**WRITTEN REQUEST:** Retype exactly the lines from the first one through the line with "YAxis, ReferenceLine, ReferenceDot", including both ends; skip any pictures.

**PROVIDED DATA:**
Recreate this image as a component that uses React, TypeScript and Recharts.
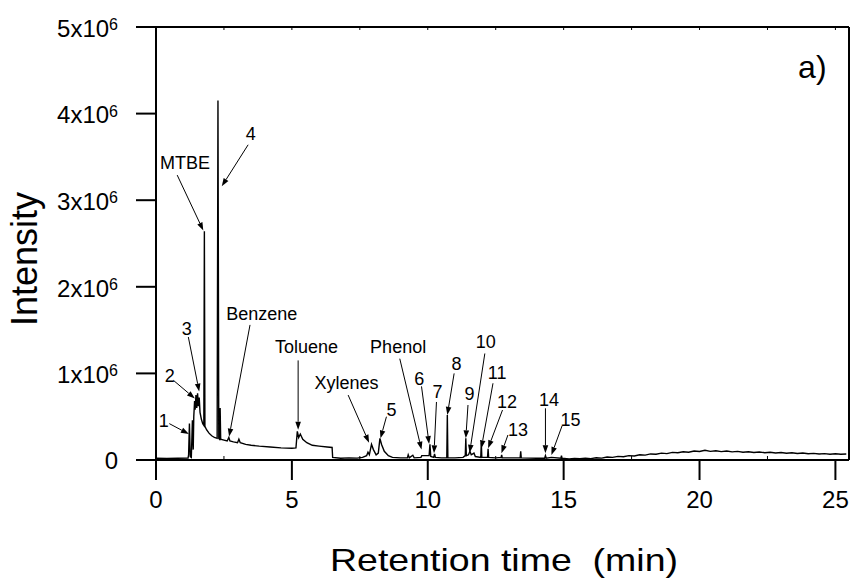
import React from 'react';
import { LineChart, Line, XAxis, YAxis, ReferenceLine, ReferenceDot } from 'recharts';

// Retention time (min)
const retentionTime = [
  0, 0.4, 0.8, 1.18, 1.2, 1.23, 1.26, 1.3, 1.34, 1.37,
  1.39, 1.42, 1.44, 1.47, 1.5, 1.53, 1.56, 1.59, 1.62, 1.67,
  1.72, 1.76, 1.78, 1.8, 1.86, 1.95, 2.05, 2.15, 2.25, 2.28,
  2.31, 2.34, 2.36, 2.38, 2.5, 2.62, 2.68, 2.72, 2.85, 3.0,
  3.05, 3.1, 3.3, 3.5, 3.8, 4.2, 4.6, 5.0, 5.15, 5.2,
  5.25, 5.31, 5.4, 5.55, 5.75, 6.0, 6.3, 6.48, 6.5, 6.8,
  7.1, 7.4, 7.6, 7.75, 7.8, 7.85, 7.93, 8.0, 8.1, 8.18,
  8.24, 8.3, 8.4, 8.55, 8.7, 9.0, 9.25, 9.28, 9.32, 9.45,
  9.5, 9.75, 9.78, 10.05, 10.08, 10.11, 10.22, 10.25, 10.28, 10.5,
  10.7, 10.72, 10.74, 11.0, 11.3, 11.38, 11.4, 11.42, 11.5, 11.55,
  11.6, 11.7, 11.75, 11.95, 11.97, 11.99, 12.2, 12.22, 12.24, 12.5,
  12.7, 12.72, 12.74, 13.0, 13.4, 13.42, 13.44, 14.0, 14.3, 14.33,
  14.36, 14.55, 14.9, 14.92, 14.94, 15.2, 15.4, 15.6, 15.8, 16.0,
  16.2, 16.4, 16.6, 16.8, 17.0, 17.2, 17.4, 17.6, 17.8, 18.0,
  18.2, 18.4, 18.6, 18.8, 19.0, 19.2, 19.4, 19.6, 19.8, 20.0,
  20.2, 20.4, 20.6, 20.8, 21.0, 21.2, 21.4, 21.6, 21.8, 22.0,
  22.2, 22.4, 22.6, 22.8, 23.0, 23.2, 23.4, 23.6, 23.8, 24.0,
  24.2, 24.4, 24.6, 24.8, 25.0, 25.2, 25.4,
];

// Intensity (counts)
const intensity = [
  20000, 18000, 20000, 22000, 60000, 420000, 40000, 30000, 460000, 120000,
  500000, 680000, 580000, 750000, 600000, 770000, 620000, 720000, 550000, 470000,
  420000, 400000, 2640000, 390000, 350000, 310000, 280000, 260000, 250000, 4150000,
  250000, 240000, 600000, 240000, 230000, 220000, 260000, 220000, 210000, 200000,
  240000, 200000, 180000, 170000, 160000, 150000, 140000, 135000, 140000, 330000,
  260000, 300000, 240000, 200000, 170000, 160000, 150000, 145000, 30000, 20000,
  25000, 22000, 30000, 50000, 90000, 60000, 180000, 120000, 60000, 80000,
  250000, 180000, 100000, 50000, 30000, 25000, 25000, 60000, 25000, 55000,
  25000, 30000, 50000, 50000, 180000, 40000, 30000, 70000, 30000, 25000,
  25000, 520000, 25000, 25000, 30000, 50000, 250000, 50000, 60000, 100000,
  60000, 80000, 40000, 30000, 200000, 30000, 30000, 130000, 30000, 25000,
  30000, 60000, 25000, 25000, 25000, 100000, 25000, 20000, 20000, 50000,
  20000, 30000, 20000, 50000, 20000, 12000, 18000, 14000, 20000, 16000,
  26000, 22000, 34000, 30000, 42000, 38000, 50000, 47000, 60000, 56000,
  70000, 66000, 79000, 74000, 88000, 83000, 95000, 90000, 104000, 98000,
  112000, 100000, 107000, 97000, 104000, 94000, 100000, 90000, 96000, 87000,
  93000, 84000, 90000, 81000, 87000, 78000, 83000, 75000, 80000, 72000,
  77000, 69000, 74000, 67000, 72000, 66000, 70000,
];

const xTicks = [0, 2.5, 5, 7.5, 10, 12.5, 15, 17.5, 20, 22.5, 25];
const yTicks = [0, 1000000, 2000000, 3000000, 4000000, 5000000];
const X_MAX = 25.5;
const Y_MAX = 5000000;

const chartData = retentionTime.map((t, i) => ({ time: t, intensity: intensity[i] }));

// Peak annotations: label centre, arrow start, arrow tip (data coordinates)
const annotations = [
  { text: '1', lx: 0.29, ly: 460000, x1: 0.49, y1: 420000, x2: 1.21, y2: 300000 },
  { text: '2', lx: 0.51, ly: 980000, x1: 0.64, y1: 920000, x2: 1.43, y2: 710000 },
  { text: '3', lx: 1.13, ly: 1520000, x1: 1.19, y1: 1420000, x2: 1.59, y2: 790000 },
  { text: 'MTBE', lx: 1.07, ly: 3430000, x1: 0.78, y1: 3290000, x2: 1.74, y2: 2650000 },
  { text: '4', lx: 3.49, ly: 3770000, x1: 3.39, y1: 3640000, x2: 2.42, y2: 3160000 },
  { text: 'Benzene', lx: 3.89, ly: 1690000, x1: 3.46, y1: 1560000, x2: 2.69, y2: 270000 },
  { text: 'Toluene', lx: 5.54, ly: 1310000, x1: 5.23, y1: 1150000, x2: 5.23, y2: 350000 },
  { text: 'Xylenes', lx: 7.01, ly: 900000, x1: 7.07, y1: 750000, x2: 7.84, y2: 200000 },
  { text: '5', lx: 8.67, ly: 585000, x1: 8.48, y1: 500000, x2: 8.26, y2: 250000 },
  { text: 'Phenol', lx: 8.91, ly: 1310000, x1: 8.97, y1: 1170000, x2: 9.77, y2: 120000 },
  { text: '6', lx: 9.69, ly: 940000, x1: 9.77, y1: 850000, x2: 10.05, y2: 185000 },
  { text: '7', lx: 10.36, ly: 790000, x1: 10.32, y1: 670000, x2: 10.23, y2: 77000 },
  { text: '8', lx: 11.06, ly: 1120000, x1: 10.97, y1: 1000000, x2: 10.72, y2: 520000 },
  { text: '9', lx: 11.54, ly: 770000, x1: 11.48, y1: 635000, x2: 11.4, y2: 250000 },
  { text: '10', lx: 12.13, ly: 1370000, x1: 12.1, y1: 1230000, x2: 11.54, y2: 84000 },
  { text: '11', lx: 12.55, ly: 1010000, x1: 12.4, y1: 886000, x2: 11.97, y2: 135000 },
  { text: '12', lx: 12.92, ly: 673000, x1: 12.75, y1: 577000, x2: 12.22, y2: 135000 },
  { text: '13', lx: 13.32, ly: 355000, x1: 12.95, y1: 289000, x2: 12.71, y2: 77000 },
  { text: '14', lx: 14.46, ly: 693000, x1: 14.33, y1: 597000, x2: 14.33, y2: 77000 },
  { text: '15', lx: 15.25, ly: 470000, x1: 14.94, y1: 393000, x2: 14.55, y2: 58000 },
];

const FONT = '"Liberation Sans", Arial, Helvetica, sans-serif';

const XTick = (props: any) => {
  const { x, y, payload } = props;
  const v = payload.value;
  if (v % 5 !== 0) {
    return <line x1={x} x2={x} y1={y} y2={y - 4} stroke="#000" strokeWidth={1} />;
  }
  return (
    <g>
      <line x1={x} x2={x} y1={y} y2={y + 20} stroke="#000" strokeWidth={2} />
      <text x={x} y={y + 48} textAnchor="middle" fontSize={24} fontFamily={FONT} fill="#000">
        {v}
      </text>
    </g>
  );
};

const YTick = (props: any) => {
  const { x, y, payload } = props;
  const m = Math.round(payload.value / 1000000);
  return (
    <g>
      <line x1={x - 20} x2={x} y1={y} y2={y} stroke="#000" strokeWidth={2} />
      {m === 0 ? (
        <text x={x - 38} y={y + 8.5} textAnchor="end" fontSize={24} fontFamily={FONT} fill="#000">0</text>
      ) : (
        <text x={x - 38} y={y + 9.7} textAnchor="end" fontSize={24} fontFamily={FONT} fill="#000">
          <tspan>{m}x10</tspan>
          <tspan fontSize={16} dy={-6.7}>6</tspan>
        </text>
      )}
    </g>
  );
};

const arrowShape = (p: any) => {
  const x1 = Number(p.x1), y1 = Number(p.y1), x2 = Number(p.x2), y2 = Number(p.y2);
  const dx = x2 - x1, dy = y2 - y1;
  const len = Math.hypot(dx, dy) || 1;
  const ux = dx / len, uy = dy / len;
  const hl = 8, hw = 2.8;
  const bx = x2 - ux * hl, by = y2 - uy * hl;
  const pts = `${x2},${y2} ${bx - uy * hw},${by + ux * hw} ${bx + uy * hw},${by - ux * hw}`;
  return (
    <g>
      <line x1={x1} y1={y1} x2={bx} y2={by} stroke="#000" strokeWidth={1} />
      <polygon points={pts} fill="#000" />
    </g>
  );
};

const frameShape = (p: any) => (
  <line x1={p.x1} y1={p.y1} x2={p.x2} y2={p.y2} stroke="#000" strokeWidth={2} />
);

const topTickShape = (p: any) => (
  <line x1={p.x1} y1={p.y1} x2={p.x1} y2={Number(p.y1) + 3} stroke="#000" strokeWidth={1} />
);

const labelShape = (text: string, size: number, shift: number) => (p: any) => (
  <text x={p.cx} y={p.cy + shift} textAnchor="middle" fontSize={size} fontFamily={FONT} fill="#000">
    {text}
  </text>
);

const XTitle = (props: any) => {
  const vb = props.viewBox;
  return (
    <text
      x={vb.x + vb.width / 2 + 1.5}
      y={vb.y + 111}
      textAnchor="middle"
      fontSize={32}
      fontFamily={FONT}
      fill="#000"
      textLength={348}
      lengthAdjust="spacingAndGlyphs"
      style={{ whiteSpace: 'pre' }}
    >
      {'Retention time  (min)'}
    </text>
  );
};

const YTitle = (props: any) => {
  const vb = props.viewBox;
  const cx = vb.x + 37;
  const cy = vb.y + vb.height / 2 + 15.5;
  return (
    <text
      x={cx}
      y={cy}
      transform={`rotate(-90, ${cx}, ${cy})`}
      textAnchor="middle"
      fontSize={36}
      fontFamily={FONT}
      fill="#000"
    >
      Intensity
    </text>
  );
};

export default function App() {
  return (
    <div style={{ position: 'fixed', left: 0, top: 0, width: 853, height: 582, background: '#fff' }}>
      <LineChart
        width={853}
        height={582}
        data={chartData}
        margin={{ top: 27, right: 4, left: 0, bottom: 0 }}
      >
        <XAxis
          dataKey="time"
          type="number"
          domain={[0, X_MAX]}
          ticks={xTicks}
          interval={0}
          height={122}
          tickSize={0}
          tickMargin={0}
          tick={<XTick />}
          axisLine={{ stroke: '#000', strokeWidth: 2 }}
          tickLine={false}
          label={{ content: <XTitle /> }}
        />
        <YAxis
          type="number"
          domain={[0, Y_MAX]}
          ticks={yTicks}
          interval={0}
          width={156}
          tickSize={0}
          tickMargin={0}
          tick={<YTick />}
          tickLine={false}
          axisLine={{ stroke: '#000', strokeWidth: 2 }}
          label={{ content: <YTitle /> }}
        />
        <Line
          dataKey="intensity"
          type="linear"
          stroke="#000"
          strokeWidth={1.4}
          dot={false}
          activeDot={false}
          isAnimationActive={false}
        />
        <ReferenceLine
          segment={[{ x: 0, y: Y_MAX }, { x: X_MAX, y: Y_MAX }]}
          ifOverflow="visible"
          shape={frameShape}
        />
        <ReferenceLine
          segment={[{ x: X_MAX, y: 0 }, { x: X_MAX, y: Y_MAX }]}
          ifOverflow="visible"
          shape={frameShape}
        />
        {xTicks.map((t) => (
          <ReferenceLine
            key={'top-' + t}
            segment={[{ x: t, y: Y_MAX }, { x: t, y: Y_MAX }]}
            ifOverflow="visible"
            shape={topTickShape}
          />
        ))}
        {annotations.map((a) => (
          <ReferenceLine
            key={'arrow-' + a.text}
            segment={[{ x: a.x1, y: a.y1 }, { x: a.x2, y: a.y2 }]}
            shape={arrowShape}
            ifOverflow="visible"
          />
        ))}
        {annotations.map((a) => (
          <ReferenceDot
            key={'label-' + a.text}
            x={a.lx}
            y={a.ly}
            r={0}
            ifOverflow="visible"
            shape={labelShape(a.text, 18, 6.5)}
          />
        ))}
        <ReferenceDot x={24.15} y={4410000} r={0} ifOverflow="visible" shape={labelShape('a)', 32, 0)} />
      </LineChart>
    </div>
  );
}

**FULL OUTPUT:**
Recreate this image as a component that uses React, TypeScript and Recharts.
import React from 'react';
import { LineChart, Line, XAxis, YAxis, ReferenceLine, ReferenceDot } from 'recharts';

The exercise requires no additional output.